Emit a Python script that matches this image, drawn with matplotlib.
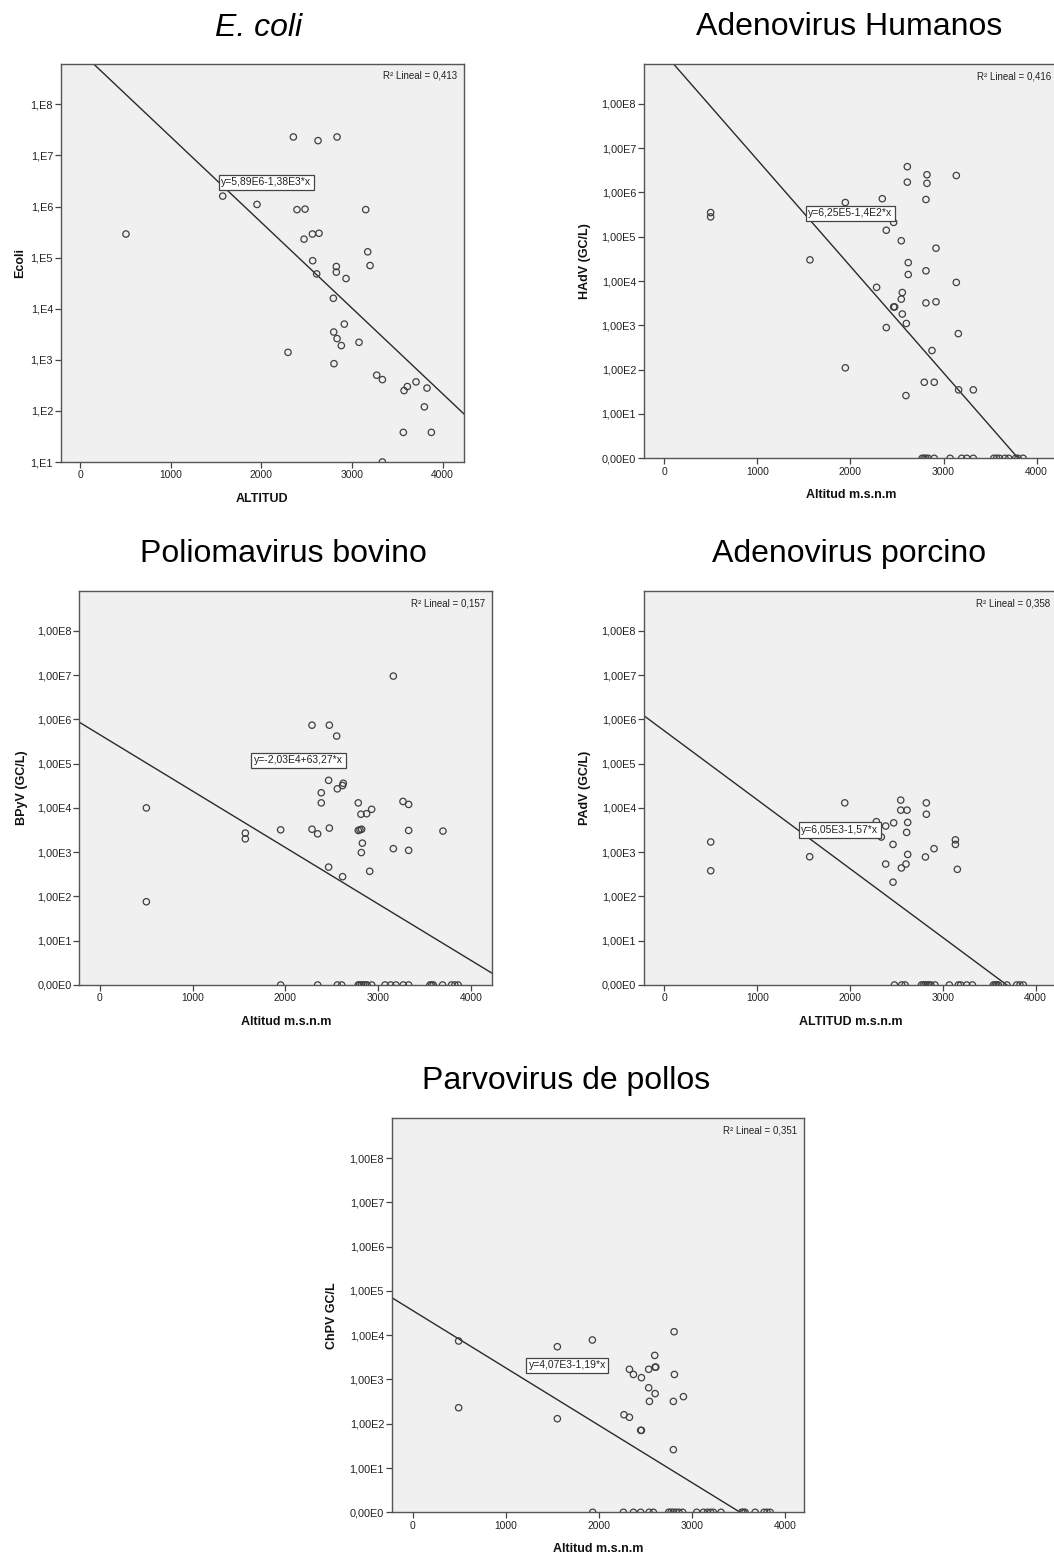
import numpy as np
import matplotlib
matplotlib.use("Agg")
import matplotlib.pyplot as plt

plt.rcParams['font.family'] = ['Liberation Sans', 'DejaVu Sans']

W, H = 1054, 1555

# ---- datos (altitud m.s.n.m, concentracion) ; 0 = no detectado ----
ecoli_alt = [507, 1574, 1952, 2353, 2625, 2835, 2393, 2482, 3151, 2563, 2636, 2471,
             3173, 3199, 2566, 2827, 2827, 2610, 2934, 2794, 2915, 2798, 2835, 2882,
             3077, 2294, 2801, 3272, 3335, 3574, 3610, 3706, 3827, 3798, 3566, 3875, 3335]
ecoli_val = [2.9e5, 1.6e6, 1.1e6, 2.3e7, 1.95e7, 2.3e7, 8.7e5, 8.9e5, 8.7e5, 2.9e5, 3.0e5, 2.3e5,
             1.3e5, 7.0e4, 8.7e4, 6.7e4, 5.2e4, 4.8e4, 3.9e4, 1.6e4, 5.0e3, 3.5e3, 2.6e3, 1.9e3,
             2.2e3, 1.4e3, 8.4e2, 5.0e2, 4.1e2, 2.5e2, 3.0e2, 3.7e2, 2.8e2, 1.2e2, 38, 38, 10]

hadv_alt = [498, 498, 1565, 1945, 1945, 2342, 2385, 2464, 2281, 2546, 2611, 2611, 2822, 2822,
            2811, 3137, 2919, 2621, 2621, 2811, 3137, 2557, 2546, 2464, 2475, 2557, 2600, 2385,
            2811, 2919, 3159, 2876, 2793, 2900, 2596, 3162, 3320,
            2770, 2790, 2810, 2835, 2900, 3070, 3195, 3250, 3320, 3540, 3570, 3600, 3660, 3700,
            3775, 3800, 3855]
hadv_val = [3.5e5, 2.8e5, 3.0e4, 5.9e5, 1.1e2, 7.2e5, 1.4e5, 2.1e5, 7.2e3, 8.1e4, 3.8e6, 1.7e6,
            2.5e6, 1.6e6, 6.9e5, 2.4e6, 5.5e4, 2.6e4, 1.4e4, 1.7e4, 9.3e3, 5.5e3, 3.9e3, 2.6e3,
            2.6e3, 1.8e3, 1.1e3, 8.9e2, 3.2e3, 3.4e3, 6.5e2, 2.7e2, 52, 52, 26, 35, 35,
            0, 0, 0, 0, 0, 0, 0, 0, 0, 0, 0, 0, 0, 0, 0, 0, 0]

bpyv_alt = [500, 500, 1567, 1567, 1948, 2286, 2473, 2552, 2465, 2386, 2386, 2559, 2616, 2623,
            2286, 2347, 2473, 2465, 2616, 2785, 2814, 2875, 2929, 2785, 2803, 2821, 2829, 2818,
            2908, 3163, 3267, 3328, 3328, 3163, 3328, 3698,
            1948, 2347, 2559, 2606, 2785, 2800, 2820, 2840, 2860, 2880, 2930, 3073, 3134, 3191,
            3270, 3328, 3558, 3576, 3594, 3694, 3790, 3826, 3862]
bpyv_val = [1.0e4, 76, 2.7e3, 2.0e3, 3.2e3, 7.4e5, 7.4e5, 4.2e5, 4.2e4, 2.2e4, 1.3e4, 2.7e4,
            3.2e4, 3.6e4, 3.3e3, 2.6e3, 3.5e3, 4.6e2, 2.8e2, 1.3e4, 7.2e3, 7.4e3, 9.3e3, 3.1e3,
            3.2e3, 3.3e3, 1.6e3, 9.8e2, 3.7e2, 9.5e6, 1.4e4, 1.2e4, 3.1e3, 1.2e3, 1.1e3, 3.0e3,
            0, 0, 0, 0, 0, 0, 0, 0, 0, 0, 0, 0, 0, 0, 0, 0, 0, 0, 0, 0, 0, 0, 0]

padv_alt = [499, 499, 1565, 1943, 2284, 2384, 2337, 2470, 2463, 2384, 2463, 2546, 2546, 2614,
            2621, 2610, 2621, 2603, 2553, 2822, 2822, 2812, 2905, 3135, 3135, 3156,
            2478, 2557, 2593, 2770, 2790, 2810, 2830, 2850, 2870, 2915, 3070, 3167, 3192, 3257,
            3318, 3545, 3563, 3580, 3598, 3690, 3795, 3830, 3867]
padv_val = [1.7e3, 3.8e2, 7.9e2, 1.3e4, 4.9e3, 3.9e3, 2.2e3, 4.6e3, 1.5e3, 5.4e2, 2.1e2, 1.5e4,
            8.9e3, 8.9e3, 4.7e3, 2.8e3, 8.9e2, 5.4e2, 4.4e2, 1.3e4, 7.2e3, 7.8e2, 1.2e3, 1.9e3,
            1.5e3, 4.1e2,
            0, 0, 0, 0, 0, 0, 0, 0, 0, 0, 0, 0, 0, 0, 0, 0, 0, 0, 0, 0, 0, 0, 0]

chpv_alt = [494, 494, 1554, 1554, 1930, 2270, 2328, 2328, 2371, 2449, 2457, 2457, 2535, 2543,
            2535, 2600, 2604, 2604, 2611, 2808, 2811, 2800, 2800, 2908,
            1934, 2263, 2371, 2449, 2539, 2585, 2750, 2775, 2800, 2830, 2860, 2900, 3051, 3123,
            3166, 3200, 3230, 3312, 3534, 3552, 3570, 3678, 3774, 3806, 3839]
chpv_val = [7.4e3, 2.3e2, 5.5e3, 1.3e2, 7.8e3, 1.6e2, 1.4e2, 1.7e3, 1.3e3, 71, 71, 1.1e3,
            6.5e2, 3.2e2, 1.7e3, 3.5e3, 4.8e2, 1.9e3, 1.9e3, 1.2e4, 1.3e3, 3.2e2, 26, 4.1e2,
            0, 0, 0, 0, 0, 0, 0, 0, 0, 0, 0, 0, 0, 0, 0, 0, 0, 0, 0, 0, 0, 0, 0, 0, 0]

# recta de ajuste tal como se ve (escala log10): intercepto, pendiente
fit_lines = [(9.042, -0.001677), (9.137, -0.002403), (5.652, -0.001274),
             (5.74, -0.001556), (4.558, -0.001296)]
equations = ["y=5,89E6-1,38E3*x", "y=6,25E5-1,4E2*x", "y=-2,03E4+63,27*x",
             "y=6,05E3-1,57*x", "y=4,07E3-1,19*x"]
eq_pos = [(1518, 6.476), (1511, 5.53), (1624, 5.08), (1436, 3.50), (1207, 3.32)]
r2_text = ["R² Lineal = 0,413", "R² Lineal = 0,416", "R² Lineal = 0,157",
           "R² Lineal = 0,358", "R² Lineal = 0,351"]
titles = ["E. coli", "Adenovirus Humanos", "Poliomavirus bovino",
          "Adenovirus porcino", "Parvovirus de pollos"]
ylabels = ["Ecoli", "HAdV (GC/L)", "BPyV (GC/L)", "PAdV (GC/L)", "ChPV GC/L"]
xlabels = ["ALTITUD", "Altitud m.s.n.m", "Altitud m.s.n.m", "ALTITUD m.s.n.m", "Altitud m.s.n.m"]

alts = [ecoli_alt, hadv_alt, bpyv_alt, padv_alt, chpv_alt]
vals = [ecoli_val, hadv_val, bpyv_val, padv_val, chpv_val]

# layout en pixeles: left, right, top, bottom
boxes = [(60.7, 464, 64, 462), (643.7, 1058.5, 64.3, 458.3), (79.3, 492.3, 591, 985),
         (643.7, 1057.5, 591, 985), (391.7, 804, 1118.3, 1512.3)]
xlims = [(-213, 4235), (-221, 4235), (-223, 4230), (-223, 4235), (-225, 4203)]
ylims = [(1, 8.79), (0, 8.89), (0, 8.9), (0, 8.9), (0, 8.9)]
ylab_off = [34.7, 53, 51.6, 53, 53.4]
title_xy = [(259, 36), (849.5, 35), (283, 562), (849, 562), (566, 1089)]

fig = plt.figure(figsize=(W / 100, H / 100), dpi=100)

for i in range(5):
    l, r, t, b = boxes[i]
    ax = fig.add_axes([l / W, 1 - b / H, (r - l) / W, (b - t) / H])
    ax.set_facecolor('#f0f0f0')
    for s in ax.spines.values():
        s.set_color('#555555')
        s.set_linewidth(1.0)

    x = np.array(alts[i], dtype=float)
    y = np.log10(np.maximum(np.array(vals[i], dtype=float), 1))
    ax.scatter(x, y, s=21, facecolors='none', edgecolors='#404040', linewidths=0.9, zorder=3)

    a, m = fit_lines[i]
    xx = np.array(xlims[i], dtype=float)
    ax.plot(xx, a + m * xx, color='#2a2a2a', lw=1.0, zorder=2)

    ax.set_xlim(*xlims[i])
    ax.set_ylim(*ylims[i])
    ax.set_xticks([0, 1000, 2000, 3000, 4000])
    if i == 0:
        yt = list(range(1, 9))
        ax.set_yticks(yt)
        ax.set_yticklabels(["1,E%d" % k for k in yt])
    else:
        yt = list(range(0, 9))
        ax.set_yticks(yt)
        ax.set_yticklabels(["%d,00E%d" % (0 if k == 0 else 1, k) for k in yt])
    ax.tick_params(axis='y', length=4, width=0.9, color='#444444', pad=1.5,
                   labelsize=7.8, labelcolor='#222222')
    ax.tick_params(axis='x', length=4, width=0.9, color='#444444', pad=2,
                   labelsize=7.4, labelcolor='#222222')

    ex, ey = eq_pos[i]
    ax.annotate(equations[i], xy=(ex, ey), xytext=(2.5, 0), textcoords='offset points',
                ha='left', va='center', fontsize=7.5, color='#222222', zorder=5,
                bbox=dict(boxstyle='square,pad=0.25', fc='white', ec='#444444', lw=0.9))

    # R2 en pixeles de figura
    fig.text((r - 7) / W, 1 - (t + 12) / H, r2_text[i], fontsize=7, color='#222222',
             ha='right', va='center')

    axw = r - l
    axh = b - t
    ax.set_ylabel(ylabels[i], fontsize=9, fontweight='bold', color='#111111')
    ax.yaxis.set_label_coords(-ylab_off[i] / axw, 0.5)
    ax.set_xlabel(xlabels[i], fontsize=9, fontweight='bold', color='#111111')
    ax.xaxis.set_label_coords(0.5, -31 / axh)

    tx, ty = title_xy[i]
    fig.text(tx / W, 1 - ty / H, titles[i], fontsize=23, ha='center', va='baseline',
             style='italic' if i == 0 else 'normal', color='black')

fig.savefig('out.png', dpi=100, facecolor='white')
----------
• Set problem
From the opening line of the listing above through the line bearing "38, 38, 10]", repeat each line exactly. Drop every picture.

• Problem solution
Emit a Python script that matches this image, drawn with matplotlib.
import numpy as np
import matplotlib
matplotlib.use("Agg")
import matplotlib.pyplot as plt

plt.rcParams['font.family'] = ['Liberation Sans', 'DejaVu Sans']

W, H = 1054, 1555

# ---- datos (altitud m.s.n.m, concentracion) ; 0 = no detectado ----
ecoli_alt = [507, 1574, 1952, 2353, 2625, 2835, 2393, 2482, 3151, 2563, 2636, 2471,
             3173, 3199, 2566, 2827, 2827, 2610, 2934, 2794, 2915, 2798, 2835, 2882,
             3077, 2294, 2801, 3272, 3335, 3574, 3610, 3706, 3827, 3798, 3566, 3875, 3335]
ecoli_val = [2.9e5, 1.6e6, 1.1e6, 2.3e7, 1.95e7, 2.3e7, 8.7e5, 8.9e5, 8.7e5, 2.9e5, 3.0e5, 2.3e5,
             1.3e5, 7.0e4, 8.7e4, 6.7e4, 5.2e4, 4.8e4, 3.9e4, 1.6e4, 5.0e3, 3.5e3, 2.6e3, 1.9e3,
             2.2e3, 1.4e3, 8.4e2, 5.0e2, 4.1e2, 2.5e2, 3.0e2, 3.7e2, 2.8e2, 1.2e2, 38, 38, 10]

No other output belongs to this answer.